Jana Rocks

What’s the best present your dog ever brought you? Mine is the rock pictured here. Jana pulled it out of Lolo Creek at Fort Fizzle, one of our favorite spots to spend a hot summer afternoon. It joins this one:

Jana pulled it out of the same swimming hole last summer.

Does Jana know that hearts have a special meaning to humans? Do dogs use symbols to communicate the way humans do?

Those questions are not as farfetched as they might sound.

Jana loves hunting for rocks in the water, and she often pulls them out to collect onshore or to hand to me for safekeeping. She’s pretty selective about the ones she picks up.

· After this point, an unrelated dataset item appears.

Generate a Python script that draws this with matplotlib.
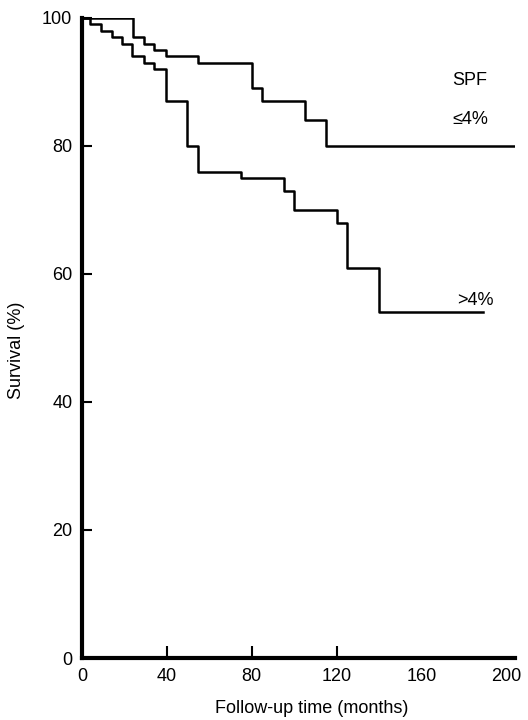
import matplotlib
matplotlib.use("Agg")
import matplotlib.pyplot as plt
import numpy as np

plt.rcParams['font.family'] = ['Liberation Sans', 'DejaVu Sans']

# survival curves (months, % surviving after each step)
low_t = [0, 24, 29, 34, 39.5, 54.6, 80, 84.7, 105, 115, 204]
low_s = [100, 97, 96, 95, 94, 93, 89, 87, 84, 80, 80]
high_t = [0, 4, 9, 14, 19, 23.5, 29, 34, 39.5, 49.5, 54.5, 75, 95, 100, 120, 125, 140, 189]
high_s = [100, 99, 98, 97, 96, 94, 93, 92, 87, 80, 76, 75, 73, 70, 68, 61, 54, 54]

x_ticks = [0, 40, 80, 120, 160, 200]
y_ticks = [0, 20, 40, 60, 80, 100]

fs = 13

fig = plt.figure(figsize=(5.28, 7.2), dpi=100)
ax = fig.add_axes([0.1553, 0.0861, 0.8201, 0.889])

ax.step(low_t, low_s, where='post', color='black', lw=1.8)
ax.step(high_t, high_s, where='post', color='black', lw=1.8)

ax.text(174.6, 90.2, 'SPF', fontsize=fs, va='center', ha='left')
ax.text(174.6, 84.1, '\u22644%', fontsize=fs, va='center', ha='left')
ax.text(176.5, 55.8, '>4%', fontsize=fs, va='center', ha='left')

ax.set_xlim(0, 204)
ax.set_ylim(0, 100)
ax.set_xticks(x_ticks)
ax.set_yticks(y_ticks)
ax.tick_params(axis='both', direction='in', labelsize=fs, width=1.5, color='black')
ax.tick_params(axis='x', length=9, pad=7)
ax.tick_params(axis='y', length=7, pad=7)
for t in ax.xaxis.get_major_ticks()[4:]:
    t.tick1line.set_visible(False)

for s in ['top', 'right']:
    ax.spines[s].set_visible(False)
for s in ['left', 'bottom']:
    ax.spines[s].set_linewidth(3)

ax.set_xlabel('Follow-up time (months)', fontsize=fs)
ax.set_ylabel('Survival (%)', fontsize=fs)
ax.xaxis.set_label_coords(0.531, -0.066)
ax.yaxis.set_label_coords(-0.132, 0.48)

fig.savefig('out.png', dpi=100)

She pokes her head under water, holding her breath as she looks for the perfect rock. Once she’s selected a rock, she lifts her head out and works the rock loose with her paws, then puts her head under water and grabs it. Some of them are huge for a 60-pound dog to carry, weighing a two  pounds or more. Sometimes, I throw one back. And she pulls it out again, often giving me a disgusted look in the process.

They are not all heart-shaped, of course. This stretch of river offers her a large selection of rocks in many sizes, shapes, and weights. Yet many of the rocks Jana chooses are triangular or have an elongated shape and rounded corners.

I can’t help wondering why Jana seems to prefer heart-shaped rocks. Is she sending an intentional message?

Dogs, like humans, regularly  use symbols to communicate with their human and canine friends. Many dogs, for example, bring a leash or guide their human to where the leash hangs to ask for a walk. A human donning a certain pair of shoes can trigger a wild dance of delight in other dogs. Play, aggression, and calming signals are part of universal canine-to-canine body language.

Dogs quickly learn to associate specific actions, such as sitting, coming, or lying down with humans’ spoken words, hand signals — and even printed words or pictures.

But dogs’ abilities go far beyond understanding simple concepts and associations. Studies in canine cognition labs around the world constantly expand our knowledge of how dogs understand high-level concepts.

Dogs have shown that they recognize people in photos and can differentiate between photos of dogs and other creatures. They even associate the sound of a growl with a photo of an  appropriate-sized dog who might make such a sound, looking at a photo of a large dog upon hearing a deep, big-dog growl, for example.

Dogs also learn to associate pictures with concepts. I’ve taught dogs to respond to flashcards printed with words or stick figure dogs showing specific behaviors  (sit, down, speak, etc.). And a researcher in Florida, Dr. Lauren Highfill, recently did a study where dogs learned to ask for their preferred reward by choosing the corresponding picture. They first learned to associate a food reward with one picture, a toy with another, etc. Dr. Highfill even had a “surprise” reward category that allowed dogs to ask for an unknown reward. Some dogs consistently chose to be surprised, while others always asked for their favorite.

So, back to the heart-shaped rocks. I haven’t intentionally taught Jana any specific association with hearts, but she has seen me collecting (much smaller) heart-shaped rocks on our walks together on many different beaches. Maybe she just knows that the symbol is, for whatever reason, meaningful to me.

Jana is very bright and perceptive. Even so, it’s a bit of a stretch to think that she has somehow picked up on the idea that, in human culture, the heart shape stands for an expression of love. It’s not as much of a stretch to think that a watchful dog knows what pleases her human partner and enjoys finding ways to do that. Whatever her reasons, the heart-shaped rocks are gifts from Jana that I will always treasure.